Il primo è che sia una forma di editoria inferiore alle case editrici a pagamento.
Non è assolutamente vero. Si muovono attraverso fasi di elaborazione diverse ma alla fine il risultato è lo stesso: si giunge alla pubblicazione di un libro.
Il secondo mito da sfatare è che i libri pubblicati in self non sono sottoposti alla revisione: ogni piattaforma self mette a disposizione (ovviamente a pagamento) uno staff di revisione, grafica e correzione di bozze. Lo scrittore self, inoltre, può anche affidarsi a queste figure in modo indipendente.
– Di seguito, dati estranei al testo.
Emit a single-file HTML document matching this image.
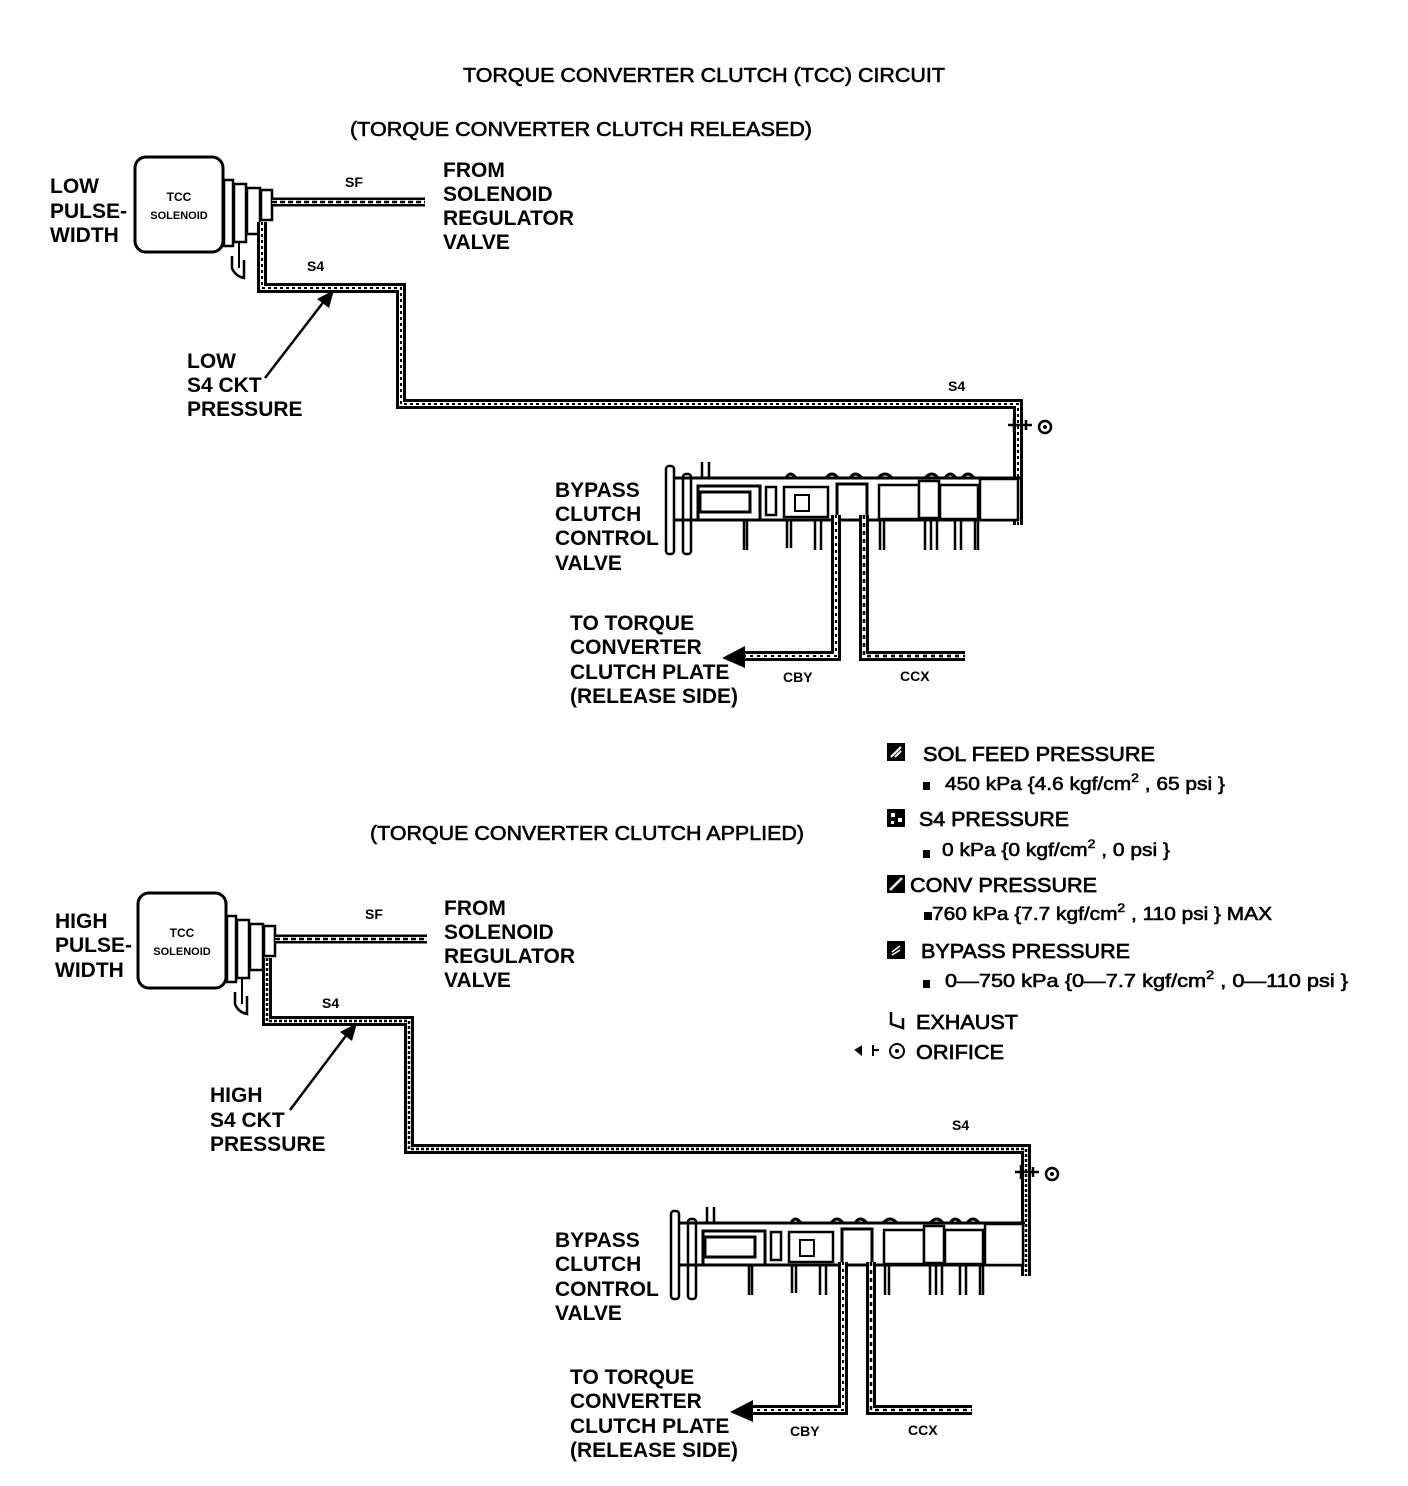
<!DOCTYPE html>
<html><head><meta charset="utf-8"><style>
html,body{margin:0;padding:0;background:#fff;}
svg{display:block;}
text{font-family:"Liberation Sans",Arial,sans-serif;fill:#000;}
.t{font-size:21px;font-weight:bold;}
.s{font-size:14px;font-weight:bold;}
.lg{font-size:20px;stroke:#000;stroke-width:0.7;}
.sb{font-size:18px;stroke:#000;stroke-width:0.6;}
</style></head><body>
<svg width="1408" height="1486" viewBox="0 0 1408 1486" xmlns="http://www.w3.org/2000/svg">
<defs>
<g id="sol">
  <rect x="135" y="157" width="88" height="95" rx="11" fill="#fff" stroke="#000" stroke-width="3"/>
  <text x="179" y="201" text-anchor="middle" style="font-size:12px;font-weight:bold">TCC</text>
  <text x="179" y="219" text-anchor="middle" style="font-size:11px;font-weight:bold">SOLENOID</text>
  <rect x="224" y="180" width="9" height="66" fill="#fff" stroke="#000" stroke-width="2.5"/>
  <rect x="234" y="184" width="12" height="58" fill="#fff" stroke="#000" stroke-width="2.5"/>
  <rect x="247" y="188" width="13" height="46" fill="#fff" stroke="#000" stroke-width="2.5"/>
  <rect x="261" y="190" width="11" height="30" fill="#fff" stroke="#000" stroke-width="2.5"/>
  <path d="M232 256 L232 268 Q235 276 244 278 L244 260" fill="none" stroke="#000" stroke-width="2.5"/>
  <path d="M239 242 L239 268" stroke="#000" stroke-width="2"/>
</g>
<g id="valve">
  <rect x="666" y="466" width="8" height="88" rx="3" fill="#fff" stroke="#000" stroke-width="2.5"/>
  <rect x="683" y="474" width="8" height="80" rx="3" fill="#fff" stroke="#000" stroke-width="2.5"/>
  <path d="M702 462 L702 478 M709 462 L709 478" stroke="#000" stroke-width="2.5"/>
  <path d="M674 478 L1020 478 M674 520 L1018 520" stroke="#000" stroke-width="3"/>
  <rect x="698" y="486" width="62" height="34" fill="#fff" stroke="#000" stroke-width="3"/>
  <rect x="700" y="492" width="50" height="20" fill="#fff" stroke="#000" stroke-width="3"/>
  <rect x="766" y="487" width="10" height="28" fill="#fff" stroke="#000" stroke-width="2.5"/>
  <rect x="784" y="487" width="44" height="30" fill="#fff" stroke="#000" stroke-width="2.5"/>
  <rect x="795" y="495" width="14" height="16" fill="#fff" stroke="#000" stroke-width="2"/>
  <rect x="837" y="484" width="30" height="36" fill="#fff" stroke="#000" stroke-width="3"/>
  <rect x="879" y="485" width="40" height="34" fill="#fff" stroke="#000" stroke-width="2.5"/>
  <rect x="919" y="481" width="20" height="37" fill="#fff" stroke="#000" stroke-width="2.5"/>
  <rect x="940" y="485" width="38" height="34" fill="#fff" stroke="#000" stroke-width="2.5"/>
  <rect x="980" y="479" width="38" height="41" fill="#fff" stroke="#000" stroke-width="2.5"/>
  <path d="M786 478 Q790 470 796 478 M826 478 Q832 470 838 478 M850 478 Q855 470 862 478 M878 478 Q885 470 892 478 M925 478 Q932 470 938 478 M945 478 Q950 470 956 478 M962 478 Q968 470 974 478" fill="none" stroke="#000" stroke-width="3"/>
  <path d="M744 520 V550 M747 520 V550 M787 520 V548 M791 520 V548 M815 520 V550 M821 520 V550 M880 520 V550 M884 520 V550 M925 520 V550 M931 520 V550 M937 520 V550 M955 520 V550 M961 520 V550 M975 520 V550 M978 520 V550" stroke="#000" stroke-width="2.5"/>
</g>
</defs>

<text x="463" y="82" style="font-size:20px;stroke:#000;stroke-width:0.6" textLength="482" lengthAdjust="spacingAndGlyphs">TORQUE CONVERTER CLUTCH (TCC) CIRCUIT</text>
<text x="350" y="136" style="font-size:20px;stroke:#000;stroke-width:0.6" textLength="462" lengthAdjust="spacingAndGlyphs">(TORQUE CONVERTER CLUTCH RELEASED)</text>
<text x="370" y="840" style="font-size:20px;stroke:#000;stroke-width:0.6" textLength="434" lengthAdjust="spacingAndGlyphs">(TORQUE CONVERTER CLUTCH APPLIED)</text>

<!-- Diagram 1 -->
<use href="#sol"/>
<g fill="none">
  <path d="M272 202 H425" stroke="#000" stroke-width="9"/>
  <path d="M272 202 H425" stroke="#fff" stroke-width="4"/>
  <path d="M272 202 H425" stroke="#000" stroke-width="2.5" stroke-dasharray="5 3"/>
  <path id="p1" d="M262 222 V288 H401 V404 H1018 V525"/>
  <use href="#p1" stroke="#000" stroke-width="10"/>
  <use href="#p1" stroke="#fff" stroke-width="4"/>
  <use href="#p1" stroke="#000" stroke-width="2" stroke-dasharray="3 3"/>
</g>
<g id="orif1">
  <path d="M1008 425 H1032 M1014 418 V432 M1026 420 V430" stroke="#000" stroke-width="2.5"/>
  <circle cx="1045" cy="427" r="6" fill="#fff" stroke="#000" stroke-width="2.5"/>
  <circle cx="1045" cy="427" r="2" fill="#000"/>
</g>
<use href="#valve"/>
<g fill="none">
  <path d="M836 515 V656 H740" stroke="#000" stroke-width="10"/>
  <path d="M836 515 V656 H740" stroke="#fff" stroke-width="4"/>
  <path d="M836 515 V656 H740" stroke="#000" stroke-width="2" stroke-dasharray="3 4"/>
  <path d="M864 515 V656 H965" stroke="#000" stroke-width="10"/>
  <path d="M864 515 V656 H965" stroke="#fff" stroke-width="4"/>
  <path d="M864 515 V656 H965" stroke="#000" stroke-width="2.5" stroke-dasharray="4 4"/>
</g>
<path d="M722 658 L745 646 L745 668 Z" fill="#000"/>
<path d="M265 378 L325 300" stroke="#000" stroke-width="2.5"/>
<path d="M334 290 L317 299 L329 308 Z" fill="#000"/>

<text x="50" y="193" class="t">LOW</text>
<text x="50" y="218" class="t">PULSE-</text>
<text x="50" y="242" class="t">WIDTH</text>
<text x="443" y="177" class="t">FROM</text>
<text x="443" y="201" class="t">SOLENOID</text>
<text x="443" y="225" class="t">REGULATOR</text>
<text x="443" y="249" class="t">VALVE</text>
<text x="345" y="187" class="s">SF</text>
<text x="307" y="271" class="s">S4</text>
<text x="948" y="391" class="s">S4</text>
<text x="187" y="368" class="t">LOW</text>
<text x="187" y="392" class="t">S4 CKT</text>
<text x="187" y="416" class="t">PRESSURE</text>
<text x="555" y="497" class="t">BYPASS</text>
<text x="555" y="521" class="t">CLUTCH</text>
<text x="555" y="545" class="t">CONTROL</text>
<text x="555" y="570" class="t">VALVE</text>
<text x="570" y="630" class="t">TO TORQUE</text>
<text x="570" y="654" class="t">CONVERTER</text>
<text x="570" y="679" class="t">CLUTCH PLATE</text>
<text x="570" y="703" class="t">(RELEASE SIDE)</text>
<text x="783" y="682" class="s">CBY</text>
<text x="900" y="681" class="s">CCX</text>

<!-- Diagram 2 -->
<use href="#sol" transform="translate(3,736)"/>
<g fill="none">
  <path d="M275 939 H427" stroke="#000" stroke-width="9"/>
  <path d="M275 939 H427" stroke="#fff" stroke-width="4"/>
  <path d="M275 939 H427" stroke="#000" stroke-width="2.5" stroke-dasharray="5 3"/>
  <path id="p2" d="M267 958 V1021 H409 V1149 H1026 V1276"/>
  <use href="#p2" stroke="#000" stroke-width="10"/>
  <use href="#p2" stroke="#fff" stroke-width="4"/>
  <use href="#p2" stroke="#000" stroke-width="2.5" stroke-dasharray="3 2"/>
</g>
<use href="#orif1" transform="translate(7,747)"/>
<use href="#valve" transform="translate(5,745)"/>
<g fill="none">
  <path d="M843 1262 V1410 H748" stroke="#000" stroke-width="10"/>
  <path d="M843 1262 V1410 H748" stroke="#fff" stroke-width="4"/>
  <path d="M843 1262 V1410 H748" stroke="#000" stroke-width="2" stroke-dasharray="3 4"/>
  <path d="M871 1262 V1410 H972" stroke="#000" stroke-width="10"/>
  <path d="M871 1262 V1410 H972" stroke="#fff" stroke-width="4"/>
  <path d="M871 1262 V1410 H972" stroke="#000" stroke-width="2.5" stroke-dasharray="4 4"/>
</g>
<path d="M730 1412 L753 1400 L753 1422 Z" fill="#000"/>
<path d="M290 1110 L348 1033" stroke="#000" stroke-width="2.5"/>
<path d="M357 1023 L340 1032 L352 1041 Z" fill="#000"/>

<text x="55" y="928" class="t">HIGH</text>
<text x="55" y="952" class="t">PULSE-</text>
<text x="55" y="977" class="t">WIDTH</text>
<text x="444" y="915" class="t">FROM</text>
<text x="444" y="939" class="t">SOLENOID</text>
<text x="444" y="963" class="t">REGULATOR</text>
<text x="444" y="987" class="t">VALVE</text>
<text x="365" y="919" class="s">SF</text>
<text x="322" y="1008" class="s">S4</text>
<text x="952" y="1130" class="s">S4</text>
<text x="210" y="1102" class="t">HIGH</text>
<text x="210" y="1127" class="t">S4 CKT</text>
<text x="210" y="1151" class="t">PRESSURE</text>
<text x="555" y="1247" class="t">BYPASS</text>
<text x="555" y="1271" class="t">CLUTCH</text>
<text x="555" y="1296" class="t">CONTROL</text>
<text x="555" y="1320" class="t">VALVE</text>
<text x="570" y="1384" class="t">TO TORQUE</text>
<text x="570" y="1408" class="t">CONVERTER</text>
<text x="570" y="1433" class="t">CLUTCH PLATE</text>
<text x="570" y="1457" class="t">(RELEASE SIDE)</text>
<text x="790" y="1436" class="s">CBY</text>
<text x="908" y="1435" class="s">CCX</text>

<!-- Legend -->
<rect x="887" y="743" width="18" height="18" fill="#000"/>
<path d="M891 757 L901 747 M895 757 L901 751" stroke="#fff" stroke-width="2"/>
<text x="923" y="761" class="lg" textLength="232" lengthAdjust="spacingAndGlyphs">SOL FEED PRESSURE</text>
<rect x="923" y="782" width="7" height="8" fill="#000"/>
<text x="945" y="790" class="sb" textLength="280" lengthAdjust="spacingAndGlyphs">450 kPa {4.6 kgf/cm<tspan dy="-8" style="font-size:12px">2</tspan><tspan dy="8"> , 65 psi }</tspan></text>

<rect x="887" y="809" width="18" height="18" fill="#000"/>
<rect x="891" y="813" width="4" height="4" fill="#fff"/><rect x="898" y="818" width="4" height="4" fill="#fff"/><rect x="891" y="821" width="3" height="3" fill="#fff"/>
<text x="919" y="826" class="lg" textLength="150" lengthAdjust="spacingAndGlyphs">S4 PRESSURE</text>
<rect x="923" y="850" width="7" height="8" fill="#000"/>
<text x="942" y="856" class="sb" textLength="228" lengthAdjust="spacingAndGlyphs">0 kPa {0 kgf/cm<tspan dy="-8" style="font-size:12px">2</tspan><tspan dy="8"> , 0 psi }</tspan></text>

<rect x="887" y="875" width="18" height="18" fill="#000"/>
<path d="M890 890 L902 878" stroke="#fff" stroke-width="2.5"/>
<text x="910" y="892" class="lg" textLength="187" lengthAdjust="spacingAndGlyphs">CONV PRESSURE</text>
<rect x="924" y="912" width="8" height="8" fill="#000"/>
<text x="932" y="920" class="sb" textLength="340" lengthAdjust="spacingAndGlyphs">760 kPa {7.7 kgf/cm<tspan dy="-8" style="font-size:12px">2</tspan><tspan dy="8"> , 110 psi } MAX</tspan></text>

<rect x="887" y="941" width="18" height="18" fill="#000"/>
<path d="M892 952 L900 946 M892 955 L900 950" stroke="#fff" stroke-width="1.5"/>
<text x="921" y="958" class="lg" textLength="209" lengthAdjust="spacingAndGlyphs">BYPASS PRESSURE</text>
<rect x="923" y="980" width="7" height="8" fill="#000"/>
<text x="945" y="987" class="sb" textLength="403" lengthAdjust="spacingAndGlyphs">0—750 kPa {0—7.7 kgf/cm<tspan dy="-8" style="font-size:12px">2</tspan><tspan dy="8"> , 0—110 psi }</tspan></text>

<path d="M891 1012 V1024 L903 1028 V1018" fill="none" stroke="#000" stroke-width="2.5"/>
<text x="916" y="1029" class="lg" textLength="102" lengthAdjust="spacingAndGlyphs">EXHAUST</text>
<path d="M856 1050 L861 1047 V1054 Z M873 1045 V1056 M873 1050 H879" stroke="#000" stroke-width="2" fill="#000"/>
<circle cx="897" cy="1051" r="7" fill="#fff" stroke="#000" stroke-width="2"/>
<circle cx="897" cy="1051" r="2" fill="#000"/>
<text x="916" y="1059" class="lg" textLength="88" lengthAdjust="spacingAndGlyphs">ORIFICE</text>
</svg>
</body></html>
L’ultimo mito da sfatare è che un libro, per essere buono, deve essere pubblicato da una casa editrice con un nome altisonante.
Se un libro è scritto bene, piace a prescindere dal suo editore.
Pensi che sia necessario leggere e frequentare dei corsi di scrittura creativa per scrivere bene?
Leggere sì.
Frequentare un corso di scrittura creativa no.
O sai scrivere o cambi mestiere.
Che rapporto hai con la scrittura e come è cambiato nel tempo? Hai una routine?
Il mio rapporto con la scrittura è in continua evoluzione, i temi che tratto cambiano con l’età e con quello che scopro di me.
Se ho una routine di scrittura?
Certo, ma mica ve la spiego!
Sei d'accordo quando si dice che per essere un bravo scrittore bisogna avere subito un trauma?
Parlando a livello personale, direi proprio di sì, ma è un discorso che vale per qualsiasi artista.
Citando Stephen King, ritengo che ha perfettamente ragione quando dice che se hai avuto un'infanzia felice, non hai niente da scrivere.
C’è qualcosa, secondo te, che distingue gli autori e le autrici in self da quelli “tradizionali”?
No.
Come dicevo sopra, il lavoro e l’impegno sono medesimi.
Quanto sono importanti, secondo te, i servizi editoriali: copertina, correzione di bozze, editing? Come gestisci queste fasi per i suoi titoli?
Sono importanti tanto quanto lo scrivere.
Diciamo che scrivere il libro è la fase più facile, poi occorre rimboccarsi le maniche e impegnarsi nelle altri fasi.
La più difficile, logicamente, è la revisione: si deve essere umili, accettare i consigli, correggere gli errori e impegnarsi per rendere al meglio il lavoro fatto.
Poi si passa all’impaginazione, alla copertina e all’editing.
E quindi via con la pubblicità su blog, siti, social e passaparola perché un libro non si vende stando seduti sugli allori.
Continuerai a scrivere?
E chi ha mai smesso!
Ho semplicemente cambiato nome, tutto qui. Volete sapere qual è?
Non ve lo dico, così a certi furbetti non viene più in mente di fare campagne di odio contro di me.
Che quegli sfigati se ne stiano seduti dietro i loro schermi a guardare il nulla delle loro esistenze.
*****
Post scriptum: di recente è deceduto un mio caro amico blogger. Ho trovato altamente squallido che certa gente, che in passato lo aveva denigrato e gli aveva lanciato contro parole colme di odio, si siano precipitati a scrivere condoglianze smielate. L'ipocrisia del mondo contemporaneo.